**Monday of this week was World Diabetes Day 2017, so in honor of all my diabetes sisters, brothers, and supporters, this post will offer a little more intimate look at the diadetails of my life than others.
After yoga Monday evening in Vienna, I followed a group of yogi/inis to a delicious dinner of Vietnamese food. Yes, definitely Vietnamese and not Viennese – although I would end up eating a lot of traditionally Austrian fare. I was just a little bit low by the time we arrived at the restaurant [70 mg/dl or so], which was really a pleasant surprise after battling some higher numbers on the sedentary plane ride. I ordered an ‘Elderberry Water,’ description in German, so I was taking a total leap.
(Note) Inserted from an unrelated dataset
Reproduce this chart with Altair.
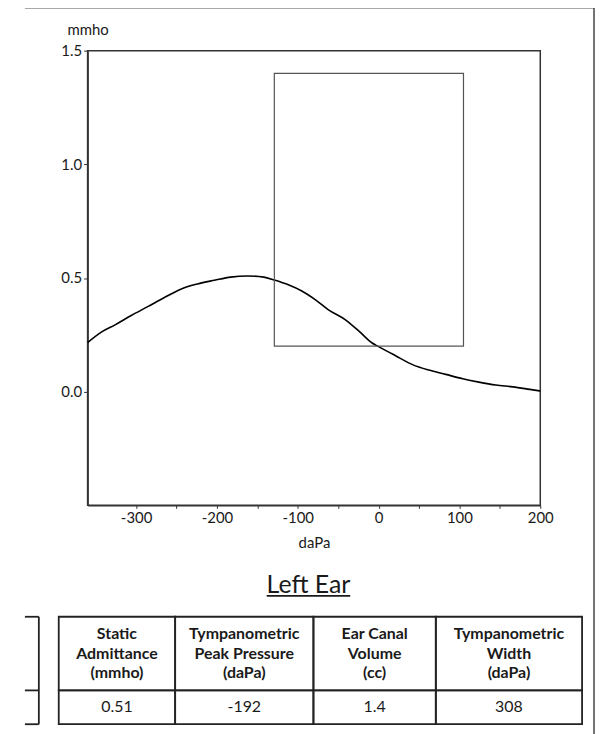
import altair as alt
import pandas as pd

# ---------------- data ----------------
# tympanogram (pressure in daPa, admittance in mmho)
pressure = [-360, -343, -326, -306, -285, -265, -244, -224, -203, -183, -162, -142,
            -129, -111, -95, -78, -62, -41, -24, -8, 0, 21, 42, 62, 83, 104, 124,
            145, 166, 187, 200]
admittance = [0.216, 0.262, 0.294, 0.335, 0.375, 0.414, 0.452, 0.474, 0.490, 0.504,
              0.509, 0.504, 0.491, 0.469, 0.443, 0.404, 0.360, 0.316, 0.265, 0.214,
              0.198, 0.158, 0.119, 0.095, 0.076, 0.057, 0.042, 0.029, 0.021, 0.010,
              0.003]

# normative box
box_pressure = [-129, 105]
box_admittance = [0.2, 1.4]

# axis ticks
x_ticks = [-300, -250, -200, -150, -100, -50, 0, 50, 100, 150, 200]
y_ticks = [0.0, 0.5, 1.0, 1.5]

# results table
table_title = "Left Ear"
headers = ["Static\nAdmittance\n(mmho)",
           "Tympanometric\nPeak Pressure\n(daPa)",
           "Ear Canal\nVolume\n(cc)",
           "Tympanometric\nWidth\n(daPa)"]
values = ["0.51", "-192", "1.4", "308"]

# ---------------- layout (pixels, relative to each panel's origin) ----------------
FONT = "Lato"
INK = "#1a1a1a"
PLOT_W, PLOT_H = 455, 457
GAP = 67                    # plot bottom -> table panel top
TAB_H = 153
COL_W = [117, 139, 123, 147]
TABLE_X0 = -29
ROW_Y = [45, 119, 153]
PARTIAL_X = [-63, -49]
DOC_LEFT, DOC_RIGHT, RULE_X = -63, 509.5, 509

one = pd.DataFrame({"k": [0]})

# ---------------- plot ----------------
curve_df = pd.DataFrame({"pressure": pressure, "admittance": admittance})
box_df = pd.DataFrame({"p0": [box_pressure[0]], "p1": [box_pressure[1]],
                       "a0": [box_admittance[0]], "a1": [box_admittance[1]]})

xscale = alt.Scale(domain=[-360, 200], nice=False, zero=False)
yscale = alt.Scale(domain=[-0.5, 1.5], nice=False, zero=False)

x_axis = alt.Axis(values=x_ticks,
                  labelExpr="datum.value % 100 === 0 ? '' + datum.value : ''",
                  tickSize=3, labelPadding=2, labelFont=FONT, labelFontSize=15,
                  labelColor=INK, labelOverlap=False, labelFlush=False,
                  title="daPa", titleFont=FONT, titleFontSize=15,
                  titleFontWeight="normal", titleColor=INK, titleY=42,
                  titleBaseline="alphabetic", domainColor="#333", domainWidth=1.5,
                  tickColor="#333", grid=False)
y_axis = alt.Axis(values=y_ticks, format=".1f", tickSize=4, labelPadding=2,
                  labelFont=FONT, labelFontSize=15, labelColor=INK,
                  labelOverlap=False, labelFlush=False,
                  title="mmho", titleAngle=0, titleX=0, titleY=-16,
                  titleAlign="center", titleBaseline="alphabetic",
                  titleFont=FONT, titleFontSize=15, titleFontWeight="normal",
                  titleColor=INK, domainColor="#333", domainWidth=1.5,
                  tickColor="#333", grid=False)

curve = alt.Chart(curve_df).mark_line(
    color="black", strokeWidth=1.6, interpolate="monotone"
).encode(
    x=alt.X("pressure:Q", scale=xscale, axis=x_axis, title="daPa"),
    y=alt.Y("admittance:Q", scale=yscale, axis=y_axis, title="mmho"),
)

box = alt.Chart(box_df).mark_rect(
    fill="transparent", stroke="#555", strokeWidth=1.2
).encode(
    x=alt.X("p0:Q", scale=xscale, title="daPa"), x2="p1",
    y=alt.Y("a0:Q", scale=yscale, title="mmho"), y2="a1",
)

# page border of the scanned sheet (top edge and right edge)
top_rule = alt.Chart(one).mark_rule(color="#555", strokeWidth=1.5).encode(
    x=alt.value(DOC_LEFT), x2=alt.value(DOC_RIGHT), y=alt.value(-43))
right_rule = alt.Chart(one).mark_rule(color="#444", strokeWidth=1.5).encode(
    x=alt.value(RULE_X), y=alt.value(-43), y2=alt.value(PLOT_H + GAP + TAB_H + 15))

plot = alt.layer(curve, box, top_rule, right_rule).properties(
    width=PLOT_W, height=PLOT_H,
    view=alt.ViewBackground(stroke="#333", strokeWidth=1.5),
)

# ---------------- table ----------------
cells = []
x = TABLE_X0
for h, v, w in zip(headers, values, COL_W):
    cells.append(dict(x0=x, x1=x + w, y0=ROW_Y[0], y1=ROW_Y[1], text=h, kind="header"))
    cells.append(dict(x0=x, x1=x + w, y0=ROW_Y[1], y1=ROW_Y[2], text=v, kind="value"))
    x += w
cells_df = pd.DataFrame(cells)
cells_df["xc"] = (cells_df["x0"] + cells_df["x1"]) / 2
cells_df["yc"] = (cells_df["y0"] + cells_df["y1"]) / 2

px0, px1 = PARTIAL_X
partial_df = pd.DataFrame({
    "x0": [px0, px0, px0, px1],
    "x1": [px1, px1, px1, px1],
    "y0": [ROW_Y[0], ROW_Y[1], ROW_Y[2], ROW_Y[0]],
    "y1": [ROW_Y[0], ROW_Y[1], ROW_Y[2], ROW_Y[2]],
})

txs = alt.Scale(domain=[0, PLOT_W], nice=False, zero=False)
tys = alt.Scale(domain=[0, TAB_H], nice=False, zero=False, reverse=True)

grid = alt.Chart(cells_df).mark_rect(
    fill="transparent", stroke="#222", strokeWidth=1.8
).encode(
    x=alt.X("x0:Q", scale=txs, axis=None), x2="x1",
    y=alt.Y("y0:Q", scale=tys, axis=None), y2="y1",
)
partial = alt.Chart(partial_df).mark_rule(color="#222", strokeWidth=1.8).encode(
    x=alt.X("x0:Q", scale=txs, axis=None), x2="x1",
    y=alt.Y("y0:Q", scale=tys, axis=None), y2="y1",
)
head_text = alt.Chart(cells_df).transform_filter(
    alt.datum.kind == "header"
).mark_text(
    font=FONT, fontSize=16, fontWeight="bold", lineBreak="\n", lineHeight=20,
    baseline="middle", align="center", color=INK, dy=-20,
).encode(
    x=alt.X("xc:Q", scale=txs, axis=None),
    y=alt.Y("yc:Q", scale=tys, axis=None),
    text="text:N",
)
val_text = alt.Chart(cells_df).transform_filter(
    alt.datum.kind == "value"
).mark_text(
    font=FONT, fontSize=16, baseline="middle", align="center", color=INK,
).encode(
    x=alt.X("xc:Q", scale=txs, axis=None),
    y=alt.Y("yc:Q", scale=tys, axis=None),
    text="text:N",
)
title_text = alt.Chart(pd.DataFrame({"t": [table_title]})).mark_text(
    font=FONT, fontSize=25, baseline="alphabetic", align="center", color=INK,
).encode(x=alt.value(222), y=alt.value(21), text="t:N")
underline = alt.Chart(one).mark_rule(color=INK, strokeWidth=2).encode(
    x=alt.value(180), x2=alt.value(264), y=alt.value(24))

table = alt.layer(grid, partial, head_text, val_text, title_text,
                  underline).properties(
    width=PLOT_W, height=TAB_H,
    view=alt.ViewBackground(stroke="transparent"),
)

chart = alt.vconcat(plot, table, spacing=GAP, bounds="flush").properties(
    padding={"left": 15, "top": -4, "right": 0, "bottom": 0},
).configure(font=FONT).configure_view(stroke="transparent")

chart.save("out.html", embed_options={"renderer": "svg", "actions": False})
It was, in fact, an elderberry-infused glass of water – and totally delicious.
I also ordered several other things – Vietnamese crepes and spring rolls with interesting mayo-based sauces. As a lover of sauce I was delighted. I was also almost delirious from exhaustion, approaching the evening of the day that should have been a night, but it was wonderful to be sitting at a table with people living their lives in this new city I’d just stumbled in to.
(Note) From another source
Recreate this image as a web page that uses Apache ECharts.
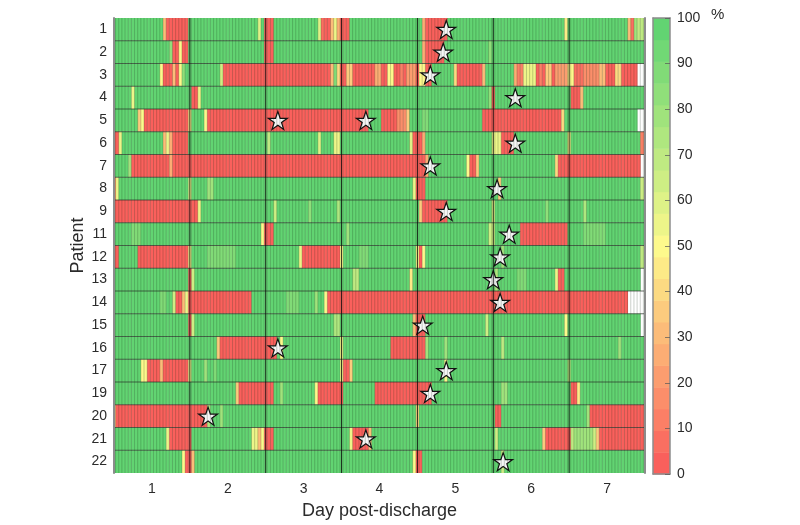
<!DOCTYPE html>
<html>
<head>
<meta charset="utf-8">
<style>html,body{margin:0;padding:0;background:#fff}#c{width:800px;height:525px}</style>
<script src="https://cdn.jsdelivr.net/npm/echarts@6/dist/echarts.min.js"></script>
</head>
<body>
<div id="c"></div>
<script>
const patients = ['1','2','3','4','5','6','7','8','9','11','12','13','14','15','16','17','19','20','21','22'];
const dayTicks = [1,2,3,4,5,6,7];
const dayEdges = [1.5,2.5,3.5,4.5,5.5,6.5];
const barTicks = [0,10,20,30,40,50,60,70,80,90,100];
const hoursPerRow = 169; // hourly samples centred on 0.5 + h/24, first and last half clipped
const baseline = 97; // adherence value outside the listed spells

// Spells: [first hour, last hour, % value]; null = no data
const p1  = [[16,16,30],[17,23,3],[46,46,60],[48,50,3],[65,65,60],[66,66,8],[67,68,3],[69,69,30],[70,70,55],[71,71,25],[72,74,3],[98,98,25],[99,105,3],[143,143,45],[163,163,30],[164,164,5],[165,165,80],[166,168,68]];
const p2  = [[18,18,82],[19,20,3],[21,21,52],[22,23,3],[48,50,3],[98,98,25],[99,104,3],[119,119,82]];
const p3  = [[15,15,50],[16,18,3],[19,19,30],[20,20,3],[21,21,52],[22,22,85],[34,34,62],[35,68,3],[69,69,30],[70,70,90],[71,71,40],[72,73,3],[74,75,35],[76,80,3],[81,82,3],[83,84,28],[85,86,3],[87,88,52],[89,90,3],[91,91,10],[92,92,3],[93,95,22],[96,96,3],[97,98,50],[99,100,3],[108,108,40],[109,116,3],[117,117,30],[127,127,25],[128,129,12],[130,133,55],[134,134,3],[135,135,12],[136,136,3],[137,138,35],[139,139,3],[140,143,20],[144,145,50],[146,148,6],[149,153,18],[154,155,30],[156,158,3],[159,160,40],[161,165,3],[166,168,null]];
const p4  = [[6,6,55],[25,26,3],[27,27,55],[119,119,82],[120,120,3],[145,147,3],[148,148,30]];
const p5  = [[8,8,35],[9,9,52],[10,23,3],[24,24,45],[29,29,52],[30,80,3],[85,89,3],[90,92,18],[93,93,38],[98,99,90],[117,141,3],[142,142,40],[166,168,null]];
const p6  = [[0,1,3],[2,2,55],[16,16,30],[17,17,55],[18,18,25],[19,23,3],[49,49,68],[65,65,58],[70,71,55],[94,94,58],[95,97,3],[98,98,25],[120,122,55],[123,126,3],[144,144,45],[167,168,12]];
const p7  = [[5,5,80],[6,17,3],[18,18,25],[19,95,3],[96,98,3],[99,99,25],[112,112,52],[113,114,3],[115,115,35],[140,140,40],[141,143,3],[144,166,3],[167,168,null]];
const p8  = [[0,0,3],[1,1,55],[24,24,55],[30,31,80],[95,95,55],[96,98,3],[122,122,35],[167,168,62]];
const p9  = [[0,26,3],[27,27,55],[51,51,65],[62,62,82],[71,71,72],[97,97,35],[98,105,3],[120,120,60],[137,137,82],[149,149,76]];
const p11 = [[6,8,90],[47,47,52],[48,50,3],[74,74,80],[119,120,62],[129,143,3],[149,155,88]];
const p12 = [[0,1,3],[8,23,3],[24,24,52],[30,38,90],[59,59,55],[60,71,3],[72,72,50],[78,80,90],[96,96,52],[97,97,3],[98,98,52],[123,123,78],[167,168,70]];
const p13 = [[24,24,3],[25,25,65],[76,77,68],[94,94,45],[121,121,72],[128,130,90],[140,140,55],[141,142,3],[167,168,null]];
const p14 = [[15,16,90],[19,19,62],[20,21,3],[22,22,30],[23,23,55],[24,43,3],[55,58,90],[64,64,78],[67,67,48],[68,162,3],[163,168,null]];
const p15 = [[24,24,3],[25,25,65],[70,71,72],[95,95,30],[96,98,3],[118,118,65],[143,143,50],[167,168,null]];
const p16 = [[33,33,35],[34,51,3],[53,53,52],[72,72,55],[88,98,3],[99,99,78],[105,105,80],[123,123,70],[160,160,78]];
const p17 = [[9,10,52],[11,14,3],[15,15,30],[16,23,3],[24,24,55],[29,29,80],[32,32,90],[72,72,55],[73,74,3],[75,75,38],[105,105,50],[144,144,70]];
const p19 = [[39,39,35],[40,50,3],[53,53,80],[64,64,52],[65,72,3],[83,100,3],[123,124,80],[145,146,3],[147,147,45]];
const p20 = [[0,0,45],[1,29,3],[30,30,75],[34,34,80],[96,96,40],[121,122,3],[150,150,80],[151,168,3]];
const p21 = [[17,17,55],[18,24,3],[44,45,55],[46,46,30],[47,47,52],[48,50,3],[75,75,55],[76,80,3],[81,81,30],[121,121,65],[136,136,35],[137,144,3],[145,145,68],[146,151,80],[152,152,62],[153,153,35],[154,168,3]];
const p22 = [[22,22,50],[23,24,3],[25,25,30],[95,95,50],[96,97,3],[123,123,62]];
const patientSpells = [p1,p2,p3,p4,p5,p6,p7,p8,p9,p11,p12,p13,p14,p15,p16,p17,p19,p20,p21,p22];

// Discharge-day stars: [day, row position in patients]
const stars = [[4.88,0],[4.84,1],[4.67,2],[5.79,3],[2.66,4],[3.82,4],[5.79,5],[4.67,6],[5.55,7],[4.88,8],[5.71,9],[5.59,10],[5.50,11],[5.59,12],[4.57,13],[2.66,14],[4.88,15],[4.67,16],[1.74,17],[3.82,18],[5.63,19]];

const palette = ['#fa605c','#fa6f61','#fb7f66','#fb8e6a','#fb9d6f','#fcad74','#fcbc79','#fccb7e','#fcda82','#fdea87','#fdf98c','#edf589','#def287','#ceee84','#bfea82','#afe77f','#a0e37c','#90df7a','#81db77','#71d875','#62d472'];

const colorOf = v => palette[Math.min(palette.length - 1, Math.floor(v / 100 * palette.length))];

const cells = [];
patientSpells.forEach((spells, row) => {
  const vals = new Array(hoursPerRow).fill(baseline);
  spells.forEach(([a, b, v]) => { for (let h = a; h <= b; h++) vals[h] = v; });
  vals.forEach((v, h) => { if (v !== null) cells.push([0.5 + (h - 0.5) / 24, row, v]); });
});
const hourEdges = [];
for (let h = 0; h < hoursPerRow - 1; h++) hourEdges.push(0.5 + (h + 0.5) / 24);
const rowEdges = patients.slice(1).map((_, i) => i + 0.5);
const barBands = palette.map((c, i) => [i * 100 / palette.length, (i + 1) * 100 / palette.length, i]);

const txt = '#2b2b2b', frame = '#8c8c8c', font = '"Liberation Sans", Arial, sans-serif';

const vLines = (data, z, color, width) => ({
  type: 'custom', data: data.map(d => [d]), z, silent: true, clip: true,
  encode: { x: 0 }, coordinateSystem: 'cartesian2d', xAxisIndex: 0, yAxisIndex: 0,
  renderItem: (p, api) => {
    const x = api.coord([api.value(0), 0])[0], cs = p.coordSys;
    return { type: 'line', shape: { x1: x, y1: cs.y, x2: x, y2: cs.y + cs.height },
      style: { stroke: color, lineWidth: width, fill: null } };
  }
});

const option = {
  animation: false,
  backgroundColor: '#fff',
  textStyle: { fontFamily: font },
  grid: [
    { left: 114, top: 18, width: 531, height: 456 },
    { left: 653, top: 18, width: 17, height: 456 }
  ],
  xAxis: [
    { type: 'value', gridIndex: 0, min: 0.5, max: 7.5, interval: 0.5, position: 'bottom', z: 10,
      name: 'Day post-discharge', nameLocation: 'middle', nameGap: 29,
      nameTextStyle: { fontSize: 18, color: txt, fontFamily: font },
      axisLine: { onZero: false, lineStyle: { color: frame, width: 2 } },
      axisTick: { inside: true, length: 4, customValues: dayTicks, lineStyle: { color: '#333', opacity: 0.6 } },
      axisLabel: { customValues: dayTicks, fontSize: 14, color: txt, margin: 9, fontFamily: font },
      splitLine: { show: false } },
    { type: 'value', gridIndex: 0, min: 0.5, max: 7.5, interval: 0.5, position: 'top', z: 10,
      axisLine: { onZero: false, lineStyle: { color: frame, width: 1.5 } },
      axisTick: { inside: true, length: 4, customValues: dayTicks, lineStyle: { color: '#333', opacity: 0.6 } },
      axisLabel: { show: false }, splitLine: { show: false } },
    { type: 'value', gridIndex: 1, min: 0, max: 1, position: 'bottom', z: 10,
      axisLine: { onZero: false, lineStyle: { color: frame, width: 1.5 } },
      axisTick: { show: false }, axisLabel: { show: false }, splitLine: { show: false } },
    { type: 'value', gridIndex: 1, min: 0, max: 1, position: 'top', z: 10,
      axisLine: { onZero: false, lineStyle: { color: frame, width: 1.5 } },
      axisTick: { show: false }, axisLabel: { show: false }, splitLine: { show: false } }
  ],
  yAxis: [
    { type: 'category', gridIndex: 0, data: patients, inverse: true, position: 'left', z: 10,
      name: 'Patient', nameLocation: 'middle', nameGap: 27, nameRotate: 90, nameMoveOverlap: false,
      nameTextStyle: { fontSize: 18, color: txt, fontFamily: font },
      axisLine: { lineStyle: { color: frame, width: 2 } },
      axisTick: { inside: true, length: 5, alignWithLabel: true, lineStyle: { color: '#222' } },
      axisLabel: { fontSize: 14, color: txt, margin: 7, interval: 0, fontFamily: font },
      splitLine: { show: false } },
    { type: 'category', gridIndex: 0, data: patients, inverse: true, position: 'right', z: 10,
      axisLine: { lineStyle: { color: frame, width: 2 } },
      axisTick: { inside: true, length: 5, alignWithLabel: true, lineStyle: { color: '#222' } },
      axisLabel: { show: false }, splitLine: { show: false } },
    { type: 'value', gridIndex: 1, min: 0, max: 100, interval: 10, position: 'right', z: 10,
      axisLine: { onZero: false, lineStyle: { color: frame, width: 1.5 } },
      axisTick: { inside: true, length: 5, lineStyle: { color: '#555', opacity: 0.7 } },
      axisLabel: { fontSize: 14, color: txt, margin: 7, fontFamily: font, customValues: barTicks },
      splitLine: { show: false } },
    { type: 'value', gridIndex: 1, min: 0, max: 100, interval: 10, position: 'left', z: 10,
      axisLine: { onZero: false, lineStyle: { color: frame, width: 1.5 } },
      axisTick: { show: false }, axisLabel: { show: false }, splitLine: { show: false } }
  ],
  series: [
    { type: 'custom', data: cells, z: 1, xAxisIndex: 0, yAxisIndex: 0, silent: true, clip: true,
      encode: { x: 0, y: 1 }, progressive: 0,
      renderItem: (p, api) => {
        const x = api.value(0), row = api.value(1), v = api.value(2);
        const a = api.coord([x, row]), w = api.size([1 / 24, 1]);
        return { type: 'rect', shape: { x: a[0], y: a[1] - w[1] / 2, width: w[0] + 0.4, height: w[1] },
          style: { fill: colorOf(v), stroke: null } };
      } },
    { type: 'scatter', data: stars, z: 2, xAxisIndex: 0, yAxisIndex: 0, silent: true,
      symbol: 'path://M50 0L61.5 35H98L68.5 56.5L79.5 91L50 70L20.5 91L31.5 56.5L2 35H38.5Z',
      symbolSize: 19, symbolKeepAspect: true,
      itemStyle: { color: '#f6f6f6', borderColor: '#111', borderWidth: 1.2, opacity: 1 } },
    vLines(hourEdges, 3, 'rgba(20,40,20,0.22)', 1),
    { type: 'custom', data: rowEdges.map(d => [d]), z: 4, xAxisIndex: 0, yAxisIndex: 0, silent: true,
      encode: { y: 0 },
      renderItem: (p, api) => {
        const cs = p.coordSys;
        const band = api.size([0, 1])[1];
        const y = cs.y + band * (api.value(0) + 0.5);
        return { type: 'line', shape: { x1: cs.x, y1: y, x2: cs.x + cs.width, y2: y },
          style: { stroke: 'rgba(40,50,40,0.7)', lineWidth: 1, fill: null } };
      } },
    vLines(dayEdges, 5, 'rgba(10,10,10,0.85)', 1),
    { type: 'custom', data: barBands, z: 1, xAxisIndex: 2, yAxisIndex: 2, silent: true,
      encode: { y: [0, 1] },
      renderItem: (p, api) => {
        const lo = api.coord([0, api.value(0)]), hi = api.coord([1, api.value(1)]);
        return { type: 'rect', shape: { x: lo[0], y: hi[1], width: hi[0] - lo[0], height: lo[1] - hi[1] + 0.5 },
          style: { fill: palette[api.value(2)], stroke: null } };
      } }
  ],
  graphic: [
    { type: 'text', left: 711, top: 7, style: { text: '%', fontSize: 15, fill: txt, fontFamily: font } }
  ]
};
echarts.init(document.getElementById('c'), null, { renderer: 'canvas' }).setOption(option);
</script>
</body>
</html>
That night, teeth brushed, ready to climb the ladder to my lofted bed, I found the walk back to the apartment could not compete with the long plane flight, screwed up schedule, and reduced control over food choices. Nevertheless, despite a blood sugar of 201 mg/dl, I took an extra shot and crawled happily into bed.
Every morning I wake up and check my blood sugar. Then, as my coffee is percolating, I take my shot – the same amount each morning unless something exceptional is happening that day. I have my first cup of coffee and plan the day while my insulin activates, so to speak. It’s a wonderful routine – a forced stillness and reflection courtesy of diabetes. When I awoke in Vienna to a dreamy light pouring into the vaulted living room, my blood sugar had evened out to some degree (mid-hundreds). I drank my coffee staring out onto the criss-cross of streets below and apartment windows across.
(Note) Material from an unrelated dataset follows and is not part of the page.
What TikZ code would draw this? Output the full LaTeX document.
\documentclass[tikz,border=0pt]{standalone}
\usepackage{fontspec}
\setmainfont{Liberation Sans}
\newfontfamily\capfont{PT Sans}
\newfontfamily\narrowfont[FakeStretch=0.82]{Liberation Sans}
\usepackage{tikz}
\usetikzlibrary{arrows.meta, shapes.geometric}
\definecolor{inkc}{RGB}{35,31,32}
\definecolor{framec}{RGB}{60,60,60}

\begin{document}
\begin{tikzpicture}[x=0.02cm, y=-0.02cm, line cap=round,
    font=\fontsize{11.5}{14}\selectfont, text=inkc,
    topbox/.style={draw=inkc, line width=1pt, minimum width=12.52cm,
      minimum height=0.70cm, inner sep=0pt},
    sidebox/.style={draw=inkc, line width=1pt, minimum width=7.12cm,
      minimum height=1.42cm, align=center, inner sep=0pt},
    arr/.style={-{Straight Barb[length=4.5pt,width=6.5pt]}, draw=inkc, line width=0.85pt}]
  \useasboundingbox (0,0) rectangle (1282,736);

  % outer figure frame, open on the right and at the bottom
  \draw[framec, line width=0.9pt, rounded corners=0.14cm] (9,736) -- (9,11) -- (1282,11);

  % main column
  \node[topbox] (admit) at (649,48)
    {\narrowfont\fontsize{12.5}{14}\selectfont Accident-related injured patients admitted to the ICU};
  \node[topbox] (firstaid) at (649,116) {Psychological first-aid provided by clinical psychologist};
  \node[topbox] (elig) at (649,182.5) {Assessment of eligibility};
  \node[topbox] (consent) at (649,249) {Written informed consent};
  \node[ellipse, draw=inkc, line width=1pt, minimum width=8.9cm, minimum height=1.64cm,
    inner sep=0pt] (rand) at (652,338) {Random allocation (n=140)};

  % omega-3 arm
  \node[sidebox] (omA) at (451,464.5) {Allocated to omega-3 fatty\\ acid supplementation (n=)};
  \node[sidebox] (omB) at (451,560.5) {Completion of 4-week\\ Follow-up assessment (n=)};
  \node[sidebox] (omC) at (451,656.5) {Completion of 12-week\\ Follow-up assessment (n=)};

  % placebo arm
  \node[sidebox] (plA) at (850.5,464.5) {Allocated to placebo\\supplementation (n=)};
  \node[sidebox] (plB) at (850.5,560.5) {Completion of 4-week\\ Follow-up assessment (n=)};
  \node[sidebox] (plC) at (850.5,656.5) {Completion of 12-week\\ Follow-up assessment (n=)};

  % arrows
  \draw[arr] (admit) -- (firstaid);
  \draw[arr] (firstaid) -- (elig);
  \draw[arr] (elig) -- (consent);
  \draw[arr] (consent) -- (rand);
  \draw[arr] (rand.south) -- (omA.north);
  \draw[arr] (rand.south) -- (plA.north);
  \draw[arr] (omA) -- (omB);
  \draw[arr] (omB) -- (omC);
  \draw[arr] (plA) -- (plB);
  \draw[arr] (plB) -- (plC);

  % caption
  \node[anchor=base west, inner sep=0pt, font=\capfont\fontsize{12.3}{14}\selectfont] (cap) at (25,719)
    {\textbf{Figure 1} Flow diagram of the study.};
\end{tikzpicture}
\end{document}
Unless you have it, at this point you may need a diabetes glossary to understand a few concepts:
Walk competing with a plane ride…What?
The day-to-day details of life with diabetes are heightened when traveling, precisely because of the exciting release of control that a good adventure requires. So at the same time that you’re sinking into the moment, diabetes can loom even bigger in the back of your mind. But I’ve learned, slowly, painfully over the years, to not let it steal the joy of the unknown from me.
A few ways I’ve successfully experienced this reclaiming of joy:
- Allow myself a wider target range while traveling – if I’m not dropping dangerously low at night, I’ve succeeded! Likewise, as long as I can bring a high blood sugar down, things are fine. Interestingly, often this more ‘relaxed’ attitude brings with it surprisingly ‘good’ numbers.
- Tin foil and plastic Ziplock bags at all time. How could a Ziplock bag improve my bg numbers while traveling? – you ask. Well, this may not be true for everyone, but I am the sort of person who doesn’t need to eat a whole treat to be satisfied, but who feels utterly denied if I can’t try a bite of something I’m offered. I don’t typically buy or order things that don’t support my blood sugar, but if they are there and free – I just gotta know. There are only a few exceptions I turn my nose up at completely (likelihood increases if said ‘food’ is enveloped in sealed plastic). So if I get a treat while traveling, say a flakey pastry pinwheel like they displayed on small square, porcelain plates at the conference during coffee breaks, I have a delicious bite (sometimes two) and pop it in the bag. Although often I throw away the remains before completely consuming it, it’s still less waste overall because one treat extends over a whole day, or sometimes even two or three (remember to refrigerate when necessary)!
- And let’s talk about refrigeration. I always arm myself with a doctor’s note before traveling that states that I will be traveling with my medications and that they will need to stay cool. Perhaps because of this, or maybe my medical id bracelet (also essential when traveling alone), or because I am open about proclaiming my diabetes in airports, I have always been able to carry a little cooler with me without being stopped for having what is technically an ‘extra’ carry-on bag. I never let this cooler out of my reach – not to put it in overhead bins and definitely not to check it. I’m curious if others with T1D have successfully traveled with small coolers. Mine is soft and I use a little tiny icepack – which does flag the security scanners sometimes. Both times this has happened I have been cleared to continue on my merry way.
My diabetes travel guidelines in summary:
- Be kind to myself, aka loosen up
- Carry Ziplock bags or tinfoil
- Be open/up front about diabetes
I packed a yogurt in my icepack for my four-hour train journey to Innsbruck, during which I would retrace on the ground the route I had flown the previous day. I jostled back in forth from one side of the train to the other trying to catch views of mountain peaks and aquamarine waterways, before finally being lulled into a nap by the hum of the rails.